● Prompt
Nothing in the data should change when you return it, but leave the pictures out.

● Available data
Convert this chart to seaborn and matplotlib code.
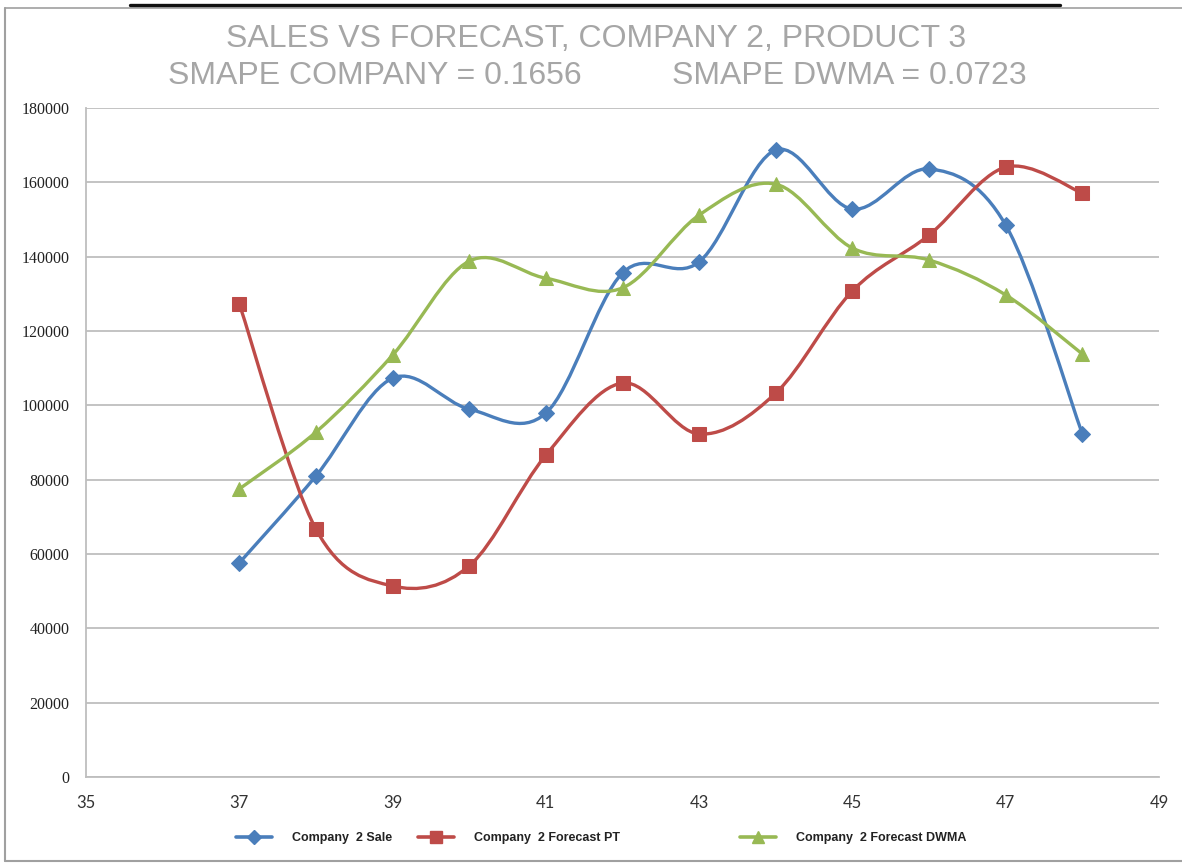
import numpy as np
import pandas as pd
import matplotlib
matplotlib.use("Agg")
import matplotlib.pyplot as plt
from matplotlib.path import Path
from matplotlib.patches import PathPatch
from matplotlib.lines import Line2D
import seaborn as sns

# ---- data -------------------------------------------------------------
weeks = [37, 38, 39, 40, 41, 42, 43, 44, 45, 46, 47, 48]
sale = [57600, 81000, 107300, 99000, 97900, 135600, 138600, 168700, 152800, 163600, 148500, 92300]
forecast_pt = [127300, 66700, 51400, 56800, 86600, 106000, 92300, 103300, 130800, 145800, 164100, 157100]
forecast_dwma = [77500, 92800, 113500, 138800, 134200, 131600, 151200, 159500, 142300, 139100, 129700, 113800]

series_names = ["Company  2 Sale", "Company  2 Forecast PT", "Company  2 Forecast DWMA"]
title_line1 = "SALES VS FORECAST, COMPANY 2, PRODUCT 3"
title_left = "SMAPE COMPANY = 0.1656"
title_right = "SMAPE DWMA = 0.0723"
x_ticks = [35, 37, 39, 41, 43, 45, 47, 49]
y_ticks = [0, 20000, 40000, 60000, 80000, 100000, 120000, 140000, 160000, 180000]

df = pd.DataFrame({
    "week": weeks * 3,
    "value": sale + forecast_pt + forecast_dwma,
    "series": [series_names[0]] * 12 + [series_names[1]] * 12 + [series_names[2]] * 12,
})

colors = ["#4A7EBB", "#BE4B48", "#98B954"]
markers = ["D", "s", "^"]
msizes = [8, 10.5, 10.5]

W, H = 1182, 863
sns.set_theme(style="white")
plt.rcParams["font.family"] = ["Liberation Sans", "DejaVu Sans"]

fig = plt.figure(figsize=(W / 100, H / 100), dpi=100)
ax = fig.add_axes([86 / W, 1 - 777 / H, 1073 / W, 669 / H])


def smooth_path(xs, ys):
    """Excel-style smoothed line: cubic Bezier segments with 1/6 tangent control points."""
    pts = np.column_stack([xs, ys]).astype(float)
    n = len(pts)
    verts = [pts[0]]
    codes = [Path.MOVETO]
    for i in range(n - 1):
        p_prev = pts[i - 1] if i > 0 else pts[i]
        p0, p1 = pts[i], pts[i + 1]
        p_next = pts[i + 2] if i + 2 < n else pts[i + 1]
        c1 = p0 + (p1 - p_prev) / 6.0
        c2 = p1 - (p_next - p0) / 6.0
        verts += [c1, c2, p1]
        codes += [Path.CURVE4] * 3
    return Path(verts, codes)


for name, col, mk, ms in zip(series_names, colors, markers, msizes):
    sub = df[df["series"] == name]
    patch = PathPatch(smooth_path(sub["week"].values, sub["value"].values),
                      facecolor="none", edgecolor=col, lw=2.4,
                      capstyle="round", joinstyle="round", zorder=3)
    ax.add_patch(patch)
    sns.lineplot(data=sub, x="week", y="value", ax=ax, color=col, marker=mk,
                 markersize=ms, markeredgecolor=col, linewidth=0, zorder=4,
                 legend=False)

ax.set_xlim(35, 49)
ax.set_ylim(0, 180000)
ax.set_xticks(x_ticks)
ax.set_yticks(y_ticks)
ax.set_xticklabels([str(v) for v in x_ticks])
ax.set_yticklabels([str(v) for v in y_ticks])
ax.set_xlabel("")
ax.set_ylabel("")

grid_col = "#BEBEBE"
ax.yaxis.grid(True, color=grid_col, lw=1.3)
ax.xaxis.grid(False)
ax.set_axisbelow(True)
for side in ["top", "right"]:
    ax.spines[side].set_visible(False)
for side in ["left", "bottom"]:
    ax.spines[side].set_color(grid_col)
    ax.spines[side].set_linewidth(1.3)

ax.tick_params(axis="x", direction="out", length=5, width=1.2, color=grid_col,
               pad=8, labelsize=12, labelcolor="#333333")
ax.tick_params(axis="y", direction="out", length=5, width=1.2, color=grid_col,
               pad=7, labelsize=11.5, labelcolor="#222222")
for lab in ax.get_xticklabels():
    lab.set_fontfamily("Lato")
for lab in ax.get_yticklabels():
    lab.set_fontfamily("Liberation Serif")

# ---- titles -------------------------------------------------------------
tcol = "#A6A6A6"
fig.text(596 / W, 1 - 47 / H, title_line1, ha="center", va="baseline",
         fontsize=23, color=tcol)
fig.text(168 / W, 1 - 84 / H, title_left, ha="left", va="baseline",
         fontsize=23, color=tcol)
fig.text(672 / W, 1 - 84 / H, title_right, ha="left", va="baseline",
         fontsize=23, color=tcol)

# ---- legend entries ------------------------------------------------------
legend_x = [236, 418, 740]
for name, col, mk, ms, lx in zip(series_names, colors, markers, msizes, legend_x):
    h = Line2D([], [], color=col, lw=2.6, marker=mk, markersize=ms * 0.85,
               markeredgecolor=col)
    fig.legend([h], [name], loc="center left", bbox_to_anchor=(lx / W, 1 - 838 / H),
               frameon=False, borderpad=0, borderaxespad=0, handlelength=2.9,
               handletextpad=1.6, prop={"family": "Liberation Sans", "weight": "bold",
                                        "size": 9}, labelcolor="#222222")

# ---- outer frame -----------------------------------------------------------
frame_col = "#A0A0A0"
fig.add_artist(Line2D([5 / W, 5 / W], [1 - 8 / H, 1 - 861 / H], color=frame_col,
                      lw=1.5, transform=fig.transFigure))
fig.add_artist(Line2D([5 / W, 1.0], [1 - 861 / H, 1 - 861 / H], color=frame_col,
                      lw=1.5, transform=fig.transFigure))
fig.add_artist(Line2D([5 / W, 1.0], [1 - 8 / H, 1 - 8 / H], color=frame_col,
                      lw=1.2, transform=fig.transFigure))
fig.add_artist(Line2D([130 / W, 1060 / W], [1 - 5 / H, 1 - 5 / H], color="#111111",
                      lw=2.4, transform=fig.transFigure))

fig.savefig("out.png", dpi=100, facecolor="white")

● Answer
Convert this chart to seaborn and matplotlib code.
import numpy as np
import pandas as pd
import matplotlib
matplotlib.use("Agg")
import matplotlib.pyplot as plt
from matplotlib.path import Path
from matplotlib.patches import PathPatch
from matplotlib.lines import Line2D
import seaborn as sns

# ---- data -------------------------------------------------------------
weeks = [37, 38, 39, 40, 41, 42, 43, 44, 45, 46, 47, 48]
sale = [57600, 81000, 107300, 99000, 97900, 135600, 138600, 168700, 152800, 163600, 148500, 92300]
forecast_pt = [127300, 66700, 51400, 56800, 86600, 106000, 92300, 103300, 130800, 145800, 164100, 157100]
forecast_dwma = [77500, 92800, 113500, 138800, 134200, 131600, 151200, 159500, 142300, 139100, 129700, 113800]

series_names = ["Company  2 Sale", "Company  2 Forecast PT", "Company  2 Forecast DWMA"]
title_line1 = "SALES VS FORECAST, COMPANY 2, PRODUCT 3"
title_left = "SMAPE COMPANY = 0.1656"
title_right = "SMAPE DWMA = 0.0723"
x_ticks = [35, 37, 39, 41, 43, 45, 47, 49]
y_ticks = [0, 20000, 40000, 60000, 80000, 100000, 120000, 140000, 160000, 180000]

df = pd.DataFrame({
    "week": weeks * 3,
    "value": sale + forecast_pt + forecast_dwma,
    "series": [series_names[0]] * 12 + [series_names[1]] * 12 + [series_names[2]] * 12,
})

colors = ["#4A7EBB", "#BE4B48", "#98B954"]
markers = ["D", "s", "^"]
msizes = [8, 10.5, 10.5]

W, H = 1182, 863
sns.set_theme(style="white")
plt.rcParams["font.family"] = ["Liberation Sans", "DejaVu Sans"]

fig = plt.figure(figsize=(W / 100, H / 100), dpi=100)
ax = fig.add_axes([86 / W, 1 - 777 / H, 1073 / W, 669 / H])


def smooth_path(xs, ys):
    """Excel-style smoothed line: cubic Bezier segments with 1/6 tangent control points."""
    pts = np.column_stack([xs, ys]).astype(float)
    n = len(pts)
    verts = [pts[0]]
    codes = [Path.MOVETO]
    for i in range(n - 1):
        p_prev = pts[i - 1] if i > 0 else pts[i]
        p0, p1 = pts[i], pts[i + 1]
        p_next = pts[i + 2] if i + 2 < n else pts[i + 1]
        c1 = p0 + (p1 - p_prev) / 6.0
        c2 = p1 - (p_next - p0) / 6.0
        verts += [c1, c2, p1]
        codes += [Path.CURVE4] * 3
    return Path(verts, codes)


for name, col, mk, ms in zip(series_names, colors, markers, msizes):
    sub = df[df["series"] == name]
    patch = PathPatch(smooth_path(sub["week"].values, sub["value"].values),
                      facecolor="none", edgecolor=col, lw=2.4,
                      capstyle="round", joinstyle="round", zorder=3)
    ax.add_patch(patch)
    sns.lineplot(data=sub, x="week", y="value", ax=ax, color=col, marker=mk,
                 markersize=ms, markeredgecolor=col, linewidth=0, zorder=4,
                 legend=False)

ax.set_xlim(35, 49)
ax.set_ylim(0, 180000)
ax.set_xticks(x_ticks)
ax.set_yticks(y_ticks)
ax.set_xticklabels([str(v) for v in x_ticks])
ax.set_yticklabels([str(v) for v in y_ticks])
ax.set_xlabel("")
ax.set_ylabel("")

grid_col = "#BEBEBE"
ax.yaxis.grid(True, color=grid_col, lw=1.3)
ax.xaxis.grid(False)
ax.set_axisbelow(True)
for side in ["top", "right"]:
    ax.spines[side].set_visible(False)
for side in ["left", "bottom"]:
    ax.spines[side].set_color(grid_col)
    ax.spines[side].set_linewidth(1.3)

ax.tick_params(axis="x", direction="out", length=5, width=1.2, color=grid_col,
               pad=8, labelsize=12, labelcolor="#333333")
ax.tick_params(axis="y", direction="out", length=5, width=1.2, color=grid_col,
               pad=7, labelsize=11.5, labelcolor="#222222")
for lab in ax.get_xticklabels():
    lab.set_fontfamily("Lato")
for lab in ax.get_yticklabels():
    lab.set_fontfamily("Liberation Serif")

# ---- titles -------------------------------------------------------------
tcol = "#A6A6A6"
fig.text(596 / W, 1 - 47 / H, title_line1, ha="center", va="baseline",
         fontsize=23, color=tcol)
fig.text(168 / W, 1 - 84 / H, title_left, ha="left", va="baseline",
         fontsize=23, color=tcol)
fig.text(672 / W, 1 - 84 / H, title_right, ha="left", va="baseline",
         fontsize=23, color=tcol)

# ---- legend entries ------------------------------------------------------
legend_x = [236, 418, 740]
for name, col, mk, ms, lx in zip(series_names, colors, markers, msizes, legend_x):
    h = Line2D([], [], color=col, lw=2.6, marker=mk, markersize=ms * 0.85,
               markeredgecolor=col)
    fig.legend([h], [name], loc="center left", bbox_to_anchor=(lx / W, 1 - 838 / H),
               frameon=False, borderpad=0, borderaxespad=0, handlelength=2.9,
               handletextpad=1.6, prop={"family": "Liberation Sans", "weight": "bold",
                                        "size": 9}, labelcolor="#222222")

# ---- outer frame -----------------------------------------------------------
frame_col = "#A0A0A0"
fig.add_artist(Line2D([5 / W, 5 / W], [1 - 8 / H, 1 - 861 / H], color=frame_col,
                      lw=1.5, transform=fig.transFigure))
fig.add_artist(Line2D([5 / W, 1.0], [1 - 861 / H, 1 - 861 / H], color=frame_col,
                      lw=1.5, transform=fig.transFigure))
fig.add_artist(Line2D([5 / W, 1.0], [1 - 8 / H, 1 - 8 / H], color=frame_col,
                      lw=1.2, transform=fig.transFigure))
fig.add_artist(Line2D([130 / W, 1060 / W], [1 - 5 / H, 1 - 5 / H], color="#111111",
                      lw=2.4, transform=fig.transFigure))

fig.savefig("out.png", dpi=100, facecolor="white")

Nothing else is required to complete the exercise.